▶ _Given task_: Return verbatim all lines from the first one in the records to the line with "var yTicks = [0, 5000, 10000, 15000, 20000];", both ends kept.

....

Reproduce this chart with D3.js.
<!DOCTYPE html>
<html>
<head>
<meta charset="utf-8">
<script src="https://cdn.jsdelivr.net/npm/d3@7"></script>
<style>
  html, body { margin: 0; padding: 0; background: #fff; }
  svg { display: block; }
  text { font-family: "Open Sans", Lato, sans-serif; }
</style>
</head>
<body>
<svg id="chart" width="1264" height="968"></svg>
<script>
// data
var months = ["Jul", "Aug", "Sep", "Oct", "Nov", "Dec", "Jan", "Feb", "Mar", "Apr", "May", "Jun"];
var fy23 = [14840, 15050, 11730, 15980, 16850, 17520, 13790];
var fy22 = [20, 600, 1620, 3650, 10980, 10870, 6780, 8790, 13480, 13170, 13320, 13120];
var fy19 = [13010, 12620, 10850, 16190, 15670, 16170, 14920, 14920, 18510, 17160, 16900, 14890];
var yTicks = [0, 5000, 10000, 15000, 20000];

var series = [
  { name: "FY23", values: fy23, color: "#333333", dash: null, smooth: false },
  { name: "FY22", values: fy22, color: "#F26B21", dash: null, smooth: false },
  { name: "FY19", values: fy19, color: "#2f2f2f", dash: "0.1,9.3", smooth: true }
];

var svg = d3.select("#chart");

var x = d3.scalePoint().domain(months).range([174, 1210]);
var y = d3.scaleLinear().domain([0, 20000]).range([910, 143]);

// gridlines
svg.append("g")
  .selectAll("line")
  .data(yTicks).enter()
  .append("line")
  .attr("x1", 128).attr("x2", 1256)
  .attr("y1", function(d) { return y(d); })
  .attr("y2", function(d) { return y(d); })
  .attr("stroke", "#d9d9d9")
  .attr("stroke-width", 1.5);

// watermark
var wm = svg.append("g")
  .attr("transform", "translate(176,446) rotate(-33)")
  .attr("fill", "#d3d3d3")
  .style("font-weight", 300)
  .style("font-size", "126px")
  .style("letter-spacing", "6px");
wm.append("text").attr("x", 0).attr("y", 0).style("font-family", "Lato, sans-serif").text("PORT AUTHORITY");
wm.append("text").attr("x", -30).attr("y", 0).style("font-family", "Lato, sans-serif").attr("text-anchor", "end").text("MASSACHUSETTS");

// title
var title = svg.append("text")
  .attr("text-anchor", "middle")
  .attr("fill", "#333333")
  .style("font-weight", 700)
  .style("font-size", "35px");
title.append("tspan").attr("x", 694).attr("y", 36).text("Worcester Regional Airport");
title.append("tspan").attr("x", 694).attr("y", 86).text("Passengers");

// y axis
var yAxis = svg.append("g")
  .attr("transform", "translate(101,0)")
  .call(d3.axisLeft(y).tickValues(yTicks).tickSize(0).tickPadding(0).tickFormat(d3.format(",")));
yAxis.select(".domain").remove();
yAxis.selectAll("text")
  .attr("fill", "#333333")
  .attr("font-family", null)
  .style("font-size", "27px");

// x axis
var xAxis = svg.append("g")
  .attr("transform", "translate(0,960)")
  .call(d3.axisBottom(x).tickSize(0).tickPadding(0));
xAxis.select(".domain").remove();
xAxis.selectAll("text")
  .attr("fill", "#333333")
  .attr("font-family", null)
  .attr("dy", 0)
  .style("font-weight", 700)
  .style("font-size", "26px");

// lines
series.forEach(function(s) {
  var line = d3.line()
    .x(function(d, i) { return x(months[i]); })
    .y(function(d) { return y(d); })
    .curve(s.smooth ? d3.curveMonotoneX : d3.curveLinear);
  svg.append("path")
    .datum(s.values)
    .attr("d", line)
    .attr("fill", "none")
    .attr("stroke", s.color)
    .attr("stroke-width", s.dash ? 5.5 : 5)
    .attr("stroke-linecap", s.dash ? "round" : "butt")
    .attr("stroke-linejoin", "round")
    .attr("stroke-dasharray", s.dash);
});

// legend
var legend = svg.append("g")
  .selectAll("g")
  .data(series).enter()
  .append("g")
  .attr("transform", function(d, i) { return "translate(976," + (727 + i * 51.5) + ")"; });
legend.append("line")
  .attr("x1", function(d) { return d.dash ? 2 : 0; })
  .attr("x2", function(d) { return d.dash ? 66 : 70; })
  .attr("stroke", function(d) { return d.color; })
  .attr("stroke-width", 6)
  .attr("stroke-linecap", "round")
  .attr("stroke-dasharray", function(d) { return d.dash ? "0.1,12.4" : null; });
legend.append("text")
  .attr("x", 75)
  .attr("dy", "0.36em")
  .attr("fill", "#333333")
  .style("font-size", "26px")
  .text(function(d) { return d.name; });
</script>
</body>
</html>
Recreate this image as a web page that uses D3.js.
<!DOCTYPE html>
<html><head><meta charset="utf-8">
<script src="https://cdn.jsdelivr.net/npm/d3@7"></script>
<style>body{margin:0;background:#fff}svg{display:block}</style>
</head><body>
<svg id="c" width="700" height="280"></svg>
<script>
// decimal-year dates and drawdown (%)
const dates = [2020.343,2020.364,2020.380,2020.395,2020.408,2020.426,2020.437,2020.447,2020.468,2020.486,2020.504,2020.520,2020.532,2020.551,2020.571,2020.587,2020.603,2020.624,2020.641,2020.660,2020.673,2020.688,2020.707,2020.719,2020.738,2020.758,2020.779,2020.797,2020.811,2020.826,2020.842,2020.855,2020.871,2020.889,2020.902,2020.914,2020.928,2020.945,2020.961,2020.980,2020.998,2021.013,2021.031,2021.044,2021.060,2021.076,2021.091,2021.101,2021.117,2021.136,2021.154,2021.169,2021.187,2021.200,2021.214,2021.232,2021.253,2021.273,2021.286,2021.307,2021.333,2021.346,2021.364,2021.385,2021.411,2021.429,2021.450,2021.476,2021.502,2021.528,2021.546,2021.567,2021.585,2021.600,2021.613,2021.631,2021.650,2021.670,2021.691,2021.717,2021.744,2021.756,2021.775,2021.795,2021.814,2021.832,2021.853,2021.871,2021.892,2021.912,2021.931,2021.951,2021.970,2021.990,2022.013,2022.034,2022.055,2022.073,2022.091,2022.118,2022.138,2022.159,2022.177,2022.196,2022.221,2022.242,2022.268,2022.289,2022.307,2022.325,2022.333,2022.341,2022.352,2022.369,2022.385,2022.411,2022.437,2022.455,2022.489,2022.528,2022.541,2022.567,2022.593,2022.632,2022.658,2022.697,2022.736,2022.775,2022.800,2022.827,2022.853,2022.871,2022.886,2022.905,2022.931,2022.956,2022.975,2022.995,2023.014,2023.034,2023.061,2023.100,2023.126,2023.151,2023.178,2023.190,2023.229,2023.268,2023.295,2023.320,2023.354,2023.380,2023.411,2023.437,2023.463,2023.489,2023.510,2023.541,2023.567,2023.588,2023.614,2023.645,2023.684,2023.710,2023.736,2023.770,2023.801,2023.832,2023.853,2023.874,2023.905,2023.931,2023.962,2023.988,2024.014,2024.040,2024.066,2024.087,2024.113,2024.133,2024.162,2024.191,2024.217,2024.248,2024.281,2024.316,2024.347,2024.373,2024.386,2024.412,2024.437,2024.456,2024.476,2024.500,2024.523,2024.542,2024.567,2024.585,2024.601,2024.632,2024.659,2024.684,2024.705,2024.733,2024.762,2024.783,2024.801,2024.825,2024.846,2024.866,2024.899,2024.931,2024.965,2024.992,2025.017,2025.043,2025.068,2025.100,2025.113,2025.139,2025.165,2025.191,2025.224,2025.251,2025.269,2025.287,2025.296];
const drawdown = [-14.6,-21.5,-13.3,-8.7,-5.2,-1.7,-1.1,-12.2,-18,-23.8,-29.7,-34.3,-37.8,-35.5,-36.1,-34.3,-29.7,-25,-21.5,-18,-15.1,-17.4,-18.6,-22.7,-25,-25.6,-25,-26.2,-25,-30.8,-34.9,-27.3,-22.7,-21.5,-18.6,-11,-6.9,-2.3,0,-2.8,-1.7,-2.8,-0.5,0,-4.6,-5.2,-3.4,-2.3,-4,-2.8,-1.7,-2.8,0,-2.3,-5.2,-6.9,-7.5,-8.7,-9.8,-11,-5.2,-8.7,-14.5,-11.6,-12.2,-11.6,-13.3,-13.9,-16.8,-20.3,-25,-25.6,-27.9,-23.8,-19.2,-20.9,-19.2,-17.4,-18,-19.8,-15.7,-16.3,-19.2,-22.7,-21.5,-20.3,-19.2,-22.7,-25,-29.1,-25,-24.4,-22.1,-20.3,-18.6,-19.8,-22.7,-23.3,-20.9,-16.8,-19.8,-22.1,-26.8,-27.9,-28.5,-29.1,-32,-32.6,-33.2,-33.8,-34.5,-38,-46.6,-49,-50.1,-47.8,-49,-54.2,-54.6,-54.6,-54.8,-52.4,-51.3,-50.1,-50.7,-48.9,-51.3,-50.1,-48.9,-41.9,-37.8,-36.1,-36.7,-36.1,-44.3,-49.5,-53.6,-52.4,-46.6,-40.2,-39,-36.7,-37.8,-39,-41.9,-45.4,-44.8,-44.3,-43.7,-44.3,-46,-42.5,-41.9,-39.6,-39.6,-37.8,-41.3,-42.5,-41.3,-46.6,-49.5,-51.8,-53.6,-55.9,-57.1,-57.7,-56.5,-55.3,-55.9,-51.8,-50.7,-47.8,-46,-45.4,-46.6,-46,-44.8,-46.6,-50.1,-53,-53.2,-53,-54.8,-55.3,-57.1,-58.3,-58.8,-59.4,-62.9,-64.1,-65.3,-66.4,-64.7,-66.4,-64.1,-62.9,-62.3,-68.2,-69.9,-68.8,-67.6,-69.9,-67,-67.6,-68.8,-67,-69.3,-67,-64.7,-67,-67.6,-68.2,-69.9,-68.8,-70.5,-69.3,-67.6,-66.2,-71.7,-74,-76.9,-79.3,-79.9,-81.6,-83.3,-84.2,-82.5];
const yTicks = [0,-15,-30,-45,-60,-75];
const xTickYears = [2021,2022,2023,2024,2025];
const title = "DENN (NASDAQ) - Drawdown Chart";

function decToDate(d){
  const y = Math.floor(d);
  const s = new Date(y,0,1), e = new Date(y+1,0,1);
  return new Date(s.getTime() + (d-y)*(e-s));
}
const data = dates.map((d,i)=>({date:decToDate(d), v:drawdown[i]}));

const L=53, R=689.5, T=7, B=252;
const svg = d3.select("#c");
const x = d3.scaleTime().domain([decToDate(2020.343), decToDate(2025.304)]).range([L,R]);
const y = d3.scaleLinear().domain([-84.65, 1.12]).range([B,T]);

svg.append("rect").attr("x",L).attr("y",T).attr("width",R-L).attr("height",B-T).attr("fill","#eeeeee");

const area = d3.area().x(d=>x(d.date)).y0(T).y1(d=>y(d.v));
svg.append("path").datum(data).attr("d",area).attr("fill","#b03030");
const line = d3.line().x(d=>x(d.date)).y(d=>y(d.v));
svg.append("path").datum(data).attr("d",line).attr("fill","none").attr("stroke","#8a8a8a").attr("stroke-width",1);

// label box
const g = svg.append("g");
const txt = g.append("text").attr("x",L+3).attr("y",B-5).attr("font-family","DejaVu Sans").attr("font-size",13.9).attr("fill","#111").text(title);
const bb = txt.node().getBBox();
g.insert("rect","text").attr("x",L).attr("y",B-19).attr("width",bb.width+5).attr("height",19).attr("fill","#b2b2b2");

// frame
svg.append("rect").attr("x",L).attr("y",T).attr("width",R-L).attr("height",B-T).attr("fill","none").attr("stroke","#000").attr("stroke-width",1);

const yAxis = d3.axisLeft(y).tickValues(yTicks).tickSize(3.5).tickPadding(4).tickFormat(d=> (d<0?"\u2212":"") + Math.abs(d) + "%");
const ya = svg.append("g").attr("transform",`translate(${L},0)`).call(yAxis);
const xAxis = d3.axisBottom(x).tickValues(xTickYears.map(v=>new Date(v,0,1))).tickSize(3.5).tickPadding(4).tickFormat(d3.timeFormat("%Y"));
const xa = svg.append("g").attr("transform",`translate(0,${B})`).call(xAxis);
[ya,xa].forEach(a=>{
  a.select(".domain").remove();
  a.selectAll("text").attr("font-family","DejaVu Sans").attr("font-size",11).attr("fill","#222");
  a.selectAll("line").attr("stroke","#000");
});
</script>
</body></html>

....

▶ _Answer to this exercise_:
Reproduce this chart with D3.js.
<!DOCTYPE html>
<html>
<head>
<meta charset="utf-8">
<script src="https://cdn.jsdelivr.net/npm/d3@7"></script>
<style>
  html, body { margin: 0; padding: 0; background: #fff; }
  svg { display: block; }
  text { font-family: "Open Sans", Lato, sans-serif; }
</style>
</head>
<body>
<svg id="chart" width="1264" height="968"></svg>
<script>
// data
var months = ["Jul", "Aug", "Sep", "Oct", "Nov", "Dec", "Jan", "Feb", "Mar", "Apr", "May", "Jun"];
var fy23 = [14840, 15050, 11730, 15980, 16850, 17520, 13790];
var fy22 = [20, 600, 1620, 3650, 10980, 10870, 6780, 8790, 13480, 13170, 13320, 13120];
var fy19 = [13010, 12620, 10850, 16190, 15670, 16170, 14920, 14920, 18510, 17160, 16900, 14890];
var yTicks = [0, 5000, 10000, 15000, 20000];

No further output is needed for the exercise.